Sea Cucumbers Can Puke Up Their Guts and Grow New Ones, and Scientists Are Figuring Out How

Though it may not look the part, this holothuroid -- or sea cucumber -- is a relatively close cousin of vertebrates, and a prized delicacy in Asian seafood markets. It also has the unique ability to discard its viscera and grow them back in a few weeks. Qiang Xu

Never threaten a sea cucumber—it may poop out its guts on you.

Sea cucumbers, members of the class Holothuroidea, are weird animals. They aren't related to cucumbers, which are plants. The spineless marine animals are echinoderms, like starfish and sea urchins. Unlike those animals though, which mostly have hardened calcium exoskeletons, sea cucumbers are soft and squishy. There are several species, which look like colorful, sometimes prickly, logs.

One particularly strange adaptation is their ability to eject their viscera when they feel threatened. Even more bizarre is that they can regrow their intestines within a couple of weeks.

New research aims to use genetics to understand how they are able to do this, and whether this can affect the future of regenerative medicine. However, the primary focus of the research is to better understand the animals that are bred for human consumption.

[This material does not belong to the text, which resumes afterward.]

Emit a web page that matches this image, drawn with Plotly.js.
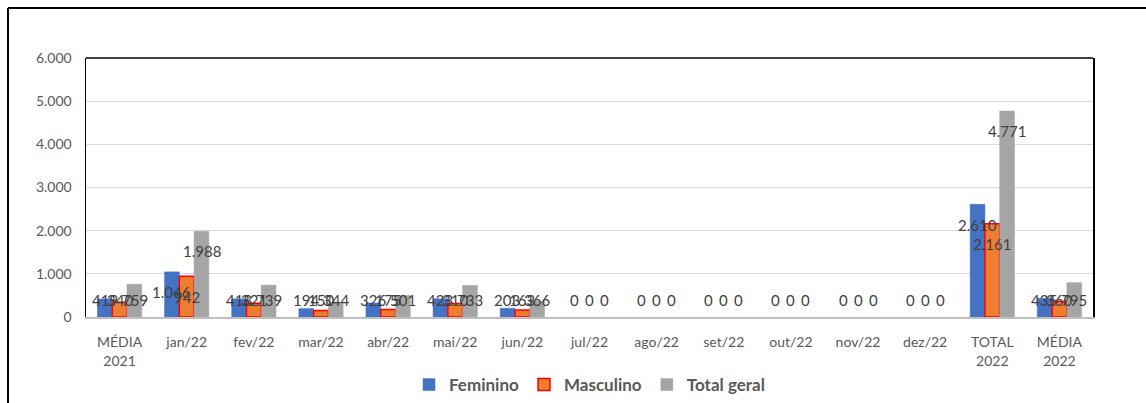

Scientists at the Institute of Oceanography and the Chinese Academy of Sciences have now sequenced most of the genome of one species of sea cucumber, Apostichopus japonicus. The study, published today in PLOS Biology, fills in some gaps in their storied past.

Sea cucumbers, the analysis shows, must have evolutionarily split off from their cousins, the sea stars and urchins, about 479 million years ago. They have fewer genes for biomineralization, or creating bony structures, and those genes are less expressed than in other echinoderms. Animals may contain genes for a characteristic, but if it's not expressed, or expressed less, then they may not show that characteristic in their phenotype.

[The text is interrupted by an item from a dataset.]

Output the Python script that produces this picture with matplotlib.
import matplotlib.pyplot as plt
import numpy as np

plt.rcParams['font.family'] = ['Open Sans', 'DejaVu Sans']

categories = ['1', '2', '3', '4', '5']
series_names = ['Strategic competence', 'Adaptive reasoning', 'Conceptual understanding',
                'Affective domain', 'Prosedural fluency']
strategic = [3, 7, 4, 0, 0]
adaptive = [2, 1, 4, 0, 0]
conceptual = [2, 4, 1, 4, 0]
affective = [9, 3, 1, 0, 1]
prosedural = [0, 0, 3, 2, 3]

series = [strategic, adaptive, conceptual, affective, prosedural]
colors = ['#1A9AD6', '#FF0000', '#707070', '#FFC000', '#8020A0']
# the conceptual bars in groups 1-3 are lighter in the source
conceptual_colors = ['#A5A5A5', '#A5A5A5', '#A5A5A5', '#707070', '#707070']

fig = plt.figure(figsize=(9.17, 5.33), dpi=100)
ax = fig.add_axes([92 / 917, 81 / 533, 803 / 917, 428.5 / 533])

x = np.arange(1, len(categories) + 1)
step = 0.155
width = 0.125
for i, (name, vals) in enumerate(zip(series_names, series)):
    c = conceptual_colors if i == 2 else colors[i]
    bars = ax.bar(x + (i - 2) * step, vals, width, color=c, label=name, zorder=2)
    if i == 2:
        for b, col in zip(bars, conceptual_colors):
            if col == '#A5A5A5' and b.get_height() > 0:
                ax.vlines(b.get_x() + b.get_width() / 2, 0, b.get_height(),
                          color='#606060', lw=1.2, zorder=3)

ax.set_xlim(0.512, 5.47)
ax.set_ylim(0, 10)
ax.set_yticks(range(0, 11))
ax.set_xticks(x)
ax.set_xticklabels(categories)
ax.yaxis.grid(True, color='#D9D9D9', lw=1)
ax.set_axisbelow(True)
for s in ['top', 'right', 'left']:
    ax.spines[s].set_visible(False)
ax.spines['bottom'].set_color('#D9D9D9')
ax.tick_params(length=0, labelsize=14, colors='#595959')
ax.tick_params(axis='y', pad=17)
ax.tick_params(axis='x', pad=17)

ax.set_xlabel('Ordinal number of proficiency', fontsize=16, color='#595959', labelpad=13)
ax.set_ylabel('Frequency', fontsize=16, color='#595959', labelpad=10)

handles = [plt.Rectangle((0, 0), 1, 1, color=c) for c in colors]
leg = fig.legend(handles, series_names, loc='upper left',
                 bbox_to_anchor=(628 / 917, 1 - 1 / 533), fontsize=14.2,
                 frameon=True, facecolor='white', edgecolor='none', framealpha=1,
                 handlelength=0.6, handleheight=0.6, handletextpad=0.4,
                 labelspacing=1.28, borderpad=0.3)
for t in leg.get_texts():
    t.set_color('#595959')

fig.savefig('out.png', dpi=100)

Furthermore, two sets of genes could account for their amazing regenerative abilities. One set of genes was duplicated in A. japonicus, but not in other echinoderms, suggesting that sea cucumbers owe some of their uniqueness to these genes. They were also highly expressed specifically in the regenerating intestines of the animals, meaning that they have an important function in that area. The other set of genes were also activated during regeneration.

The potential benefits of this research are two-fold. First, it can help us understand an animal that sells. A. japonicus , which is bred in commercial fisheries, is popular in markets for sale for its suspected medical benefits, and for sale as food. Chinese dishes sometimes include sea cucumbers, either dried, chopped, drizzled in sauce, or deep-fried.

Secondly, understanding the creature's ability to re-grow body parts, a super power reminiscent of Marvel's Wolverine, could shed light on regenerative medicine and ultimately help human healing.

The science is a long way from having practical medical implications, though, so don't go expelling your guts just yet.